The Long Parliament, almost from the beginning, took ecclesiastical affairs entirely into its own hands. It assumed control over church property, not, indeed, touching the rights of Puritan patrons, but interfering to a large extent with those advowsons and presentations which belonged to High Churchmen.

As time rolled on, and especially when the war began, not only rights of this description which had belonged to Royalists were forfeited entirely; but we may state in passing, that a wholesale sequestration of property followed, it being then enacted that the estates real and personal of Bishops, Deans and Chapters, and other persons, who had either taken up arms against the Parliament, or contributed aid or assistance to such as did, should be seized, and employed for the benefit of the Commonwealth.[480] Such nets swept within their meshes an abundance of spoil.

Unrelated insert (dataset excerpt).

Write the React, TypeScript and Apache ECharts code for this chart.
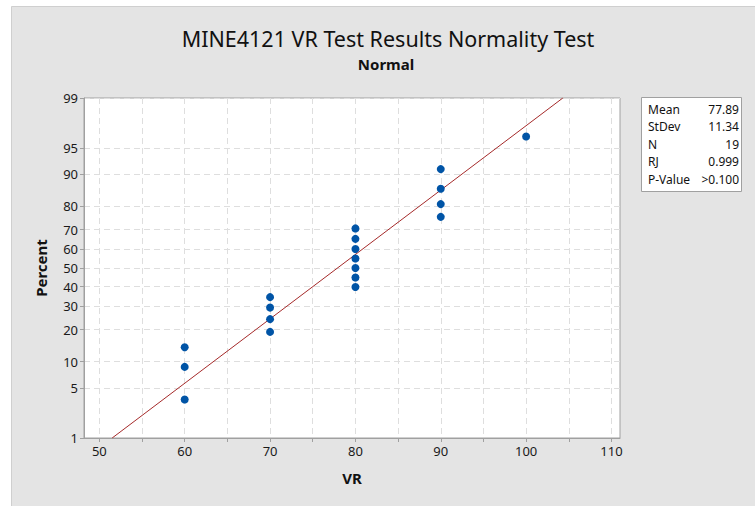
import React, { useEffect, useRef } from 'react';
import * as echarts from 'echarts';

// Observed VR scores (sorted) and their plotted percent positions
const vrValues = [60, 60, 60, 70, 70, 70, 70, 80, 80, 80, 80, 80, 80, 80, 90, 90, 90, 90, 100];
const percentValues = [3.6, 8.8, 13.9, 19.1, 24.2, 29.4, 34.5, 39.7, 44.8, 50.0, 55.2, 60.3, 65.5, 70.6, 75.8, 80.9, 86.1, 91.2, 96.4];

// Fitted normal line endpoints (VR at 1% and 99%)
const fitX = [51.5, 104.3];
const fitPercent = [1, 99];

// Axis ticks
const percentTicks = [1, 5, 10, 20, 30, 40, 50, 60, 70, 80, 90, 95, 99];
const xLabelTicks = [50, 60, 70, 80, 90, 100, 110];
const xTicks = [50, 55, 60, 65, 70, 75, 80, 85, 90, 95, 100, 105, 110];

// Statistics box
const statLabels = ['Mean', 'StDev', 'N', 'RJ', 'P-Value'];
const statValues = ['77.89', '11.34', '19', '0.999', '>0.100'];

// inverse standard normal CDF (probability-scale transform)
function probit(p: number): number {
  const a = [-3.969683028665376e1, 2.209460984245205e2, -2.759285104469687e2, 1.38357751867269e2, -3.066479806614716e1, 2.506628277459239];
  const b = [-5.447609879822406e1, 1.615858368580409e2, -1.556989798598866e2, 6.680131188771972e1, -1.328068155288572e1];
  const c = [-7.784894002430293e-3, -3.223964580411365e-1, -2.400758277161838, -2.549732539343734, 4.374664141464968, 2.938163982698783];
  const d = [7.784695709041462e-3, 3.224671290700398e-1, 2.445134137142996, 3.754408661907416];
  const pl = 0.02425;
  if (p < pl) {
    const q = Math.sqrt(-2 * Math.log(p));
    return (((((c[0] * q + c[1]) * q + c[2]) * q + c[3]) * q + c[4]) * q + c[5]) / ((((d[0] * q + d[1]) * q + d[2]) * q + d[3]) * q + 1);
  }
  if (p <= 1 - pl) {
    const q = p - 0.5;
    const r = q * q;
    return (((((a[0] * r + a[1]) * r + a[2]) * r + a[3]) * r + a[4]) * r + a[5]) * q / (((((b[0] * r + b[1]) * r + b[2]) * r + b[3]) * r + b[4]) * r + 1);
  }
  const q = Math.sqrt(-2 * Math.log(1 - p));
  return -(((((c[0] * q + c[1]) * q + c[2]) * q + c[3]) * q + c[4]) * q + c[5]) / ((((d[0] * q + d[1]) * q + d[2]) * q + d[3]) * q + 1);
}

const FONT = '"Noto Sans", "Open Sans", sans-serif';

export default function App() {
  const ref = useRef<HTMLDivElement>(null);

  useEffect(() => {
    if (!ref.current) return;
    const chart = echarts.init(ref.current, null, { renderer: 'svg' });
    const zTicks = percentTicks.map((p) => probit(p / 100));
    const zMin = probit(0.01);
    const zMax = probit(0.99);

    const labelFor = (v: number) => {
      let best = 0;
      for (let i = 1; i < zTicks.length; i++) {
        if (Math.abs(zTicks[i] - v) < Math.abs(zTicks[best] - v)) best = i;
      }
      return String(percentTicks[best]);
    };

    const boxLeft = 641;
    const boxTop = 97;
    const rowH = 17.6;

    const statGraphics: any[] = [];
    statLabels.forEach((lab, i) => {
      statGraphics.push({
        type: 'text',
        left: boxLeft + 7,
        top: boxTop + 6 + i * rowH,
        style: { text: lab, font: `12px ${FONT}`, fill: '#111' },
      });
      statGraphics.push({
        type: 'text',
        right: 755 - 739,
        top: boxTop + 6 + i * rowH,
        style: { text: statValues[i], font: `12px ${FONT}`, fill: '#111', textAlign: 'right' },
      });
    });

    const option: any = {
      animation: false,
      backgroundColor: '#ffffff',
      graphic: [
        {
          type: 'rect',
          shape: { x: 11.5, y: 6.5, width: 760, height: 520 },
          style: { fill: '#e4e4e4', stroke: '#cfcfcf', lineWidth: 1 },
          z: -10,
          silent: true,
        },
        {
          type: 'text',
          x: 388,
          y: 27,
          style: { text: 'MINE4121 VR Test Results Normality Test', font: `21.5px ${FONT}`, fill: '#111', textAlign: 'center' },
        },
        {
          type: 'text',
          x: 386,
          y: 56,
          style: { text: 'Normal', font: `bold 15px ${FONT}`, fill: '#111', textAlign: 'center' },
        },
        {
          type: 'rect',
          shape: { x: boxLeft + 0.5, y: boxTop + 0.5, width: 100, height: 94 },
          style: { fill: '#ffffff', stroke: '#a0a0a0', lineWidth: 1 },
        },
        ...statGraphics,
      ],
      grid: {
        left: 84,
        right: 135,
        top: 98,
        bottom: 68,
        show: true,
        backgroundColor: '#ffffff',
        borderColor: '#a0a0a0',
        borderWidth: 1,
      },
      xAxis: {
        type: 'value',
        min: 48.2,
        max: 111,
        name: 'VR',
        nameLocation: 'middle',
        nameGap: 32,
        nameTextStyle: { fontFamily: FONT, fontSize: 15, fontWeight: 'bold', color: '#111' },
        axisLine: { show: true, onZero: false, lineStyle: { color: '#a0a0a0' } },
        axisTick: { show: true, length: 4, customValues: xTicks, lineStyle: { color: '#a0a0a0' } },
        axisLabel: { customValues: xLabelTicks, fontFamily: FONT, fontSize: 13, color: '#1a1a1a', margin: 6 },
        splitLine: { show: true, lineStyle: { color: '#dedede', type: [6, 4], width: 1 } },
      },
      yAxis: {
        type: 'value',
        min: zMin,
        max: zMax,
        name: 'Percent',
        nameLocation: 'middle',
        nameGap: 36,
        nameTextStyle: { fontFamily: FONT, fontSize: 15, fontWeight: 'bold', color: '#111' },
        axisLine: { show: true, onZero: false, lineStyle: { color: '#a0a0a0' } },
        axisTick: { show: true, length: 4, customValues: zTicks, lineStyle: { color: '#a0a0a0' } },
        axisLabel: { customValues: zTicks, formatter: (v: number) => labelFor(v), fontFamily: FONT, fontSize: 13, color: '#1a1a1a', margin: 6 },
        splitLine: { show: true, lineStyle: { color: '#dedede', type: [6, 4], width: 1 } },
      },
      series: [
        {
          type: 'line',
          data: fitX.map((x, i) => [x, probit(fitPercent[i] / 100)]),
          symbol: 'none',
          lineStyle: { color: '#a52a2a', width: 1 },
          silent: true,
          z: 2,
        },
        {
          type: 'scatter',
          data: vrValues.map((x, i) => [x, probit(percentValues[i] / 100)]),
          symbol: 'circle',
          symbolSize: 8,
          itemStyle: { color: '#0054a6', opacity: 1 },
          z: 3,
        },
      ],
    };
    chart.setOption(option);
    return () => chart.dispose();
  }, []);

  return (
    <div style={{ position: 'absolute', left: 0, top: 0, width: 755, height: 506 }}>
      <div ref={ref} style={{ width: 755, height: 506 }} />
    </div>
  );
}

Ecclesiastical corporations and Royalist nobles, squires, and clergymen, suffered the deprivation not only of their ancient privileges, but of their property and possessions. One forfeiture in particular may be mentioned, illustrative of the control which Parliament assumed over the benefices of the Church. An ordinance appeared commanding the Archbishop of Canterbury to collate to benefices such persons, and such persons only, as were nominated by Parliament.[481] For disobedience to this ordinance he was the following month wholly suspended from the duties and privileges of his office. The temporalities of the archbishopric were claimed by the High Court of Parliament, which ordered that Edward Corbet, a Puritan clergyman, whom Laud had refused to collate, should be by the Vicar General inducted to the living of Chartham, in Kent, a benefice in the Archbishop's gift. The revenues of Deans and Chapters were collected and administered by committees, who paid such sums to such persons for such purposes as Parliament might appoint. The system of pew-rents adopted in some places, like everything else in the Church of England, now came under Parliamentary control. Numerous benefices had been vacated through the death or the ejection of incumbents. How were the vacancies to be filled up? In some instances returned refugees, who had suffered in the days of Laud, were instituted to the vacant benefices.[482] Scotch Divines, and ministers of other Protestant Churches, were also declared eligible for appointment. At the same time Episcopal ordinations were not nullified, and the validity of all Presbyterian ordinations, as a matter of course, was acknowledged by a Presbyterian Parliament.

Committees for Ecclesiastical Affairs.

The Committees for scandalous ministers had early in 1643 been followed by a Committee for plundered ministers, that title being used to designate clergymen who had been ejected from their livings by the Royal army. The Committee for plundered ministers provided them with relief; and the instruction given to this body directed their attention to malignant clergymen, holding benefices in and about town, whose benefices after being sequestered might be appropriated to ministers of a different character. As the plundered were thus put in the place of the scandalous, the Committee for the plundered took cognizance of what had previously been submitted to the Committee for the scandalous. In July they received power to consider cases of scandal apart from charges of malignity, and to dismiss those whose characters would not bear examination. On the 6th of September the Commons ordered the Deputy-Lieutenants and the Committees of Parliament, or any five or more of their number, to take the examinations of witnesses against any ministers who were scandalous in life or doctrine, and also against any who had of late deserted their cures or assisted the forces raised against Parliament.[483]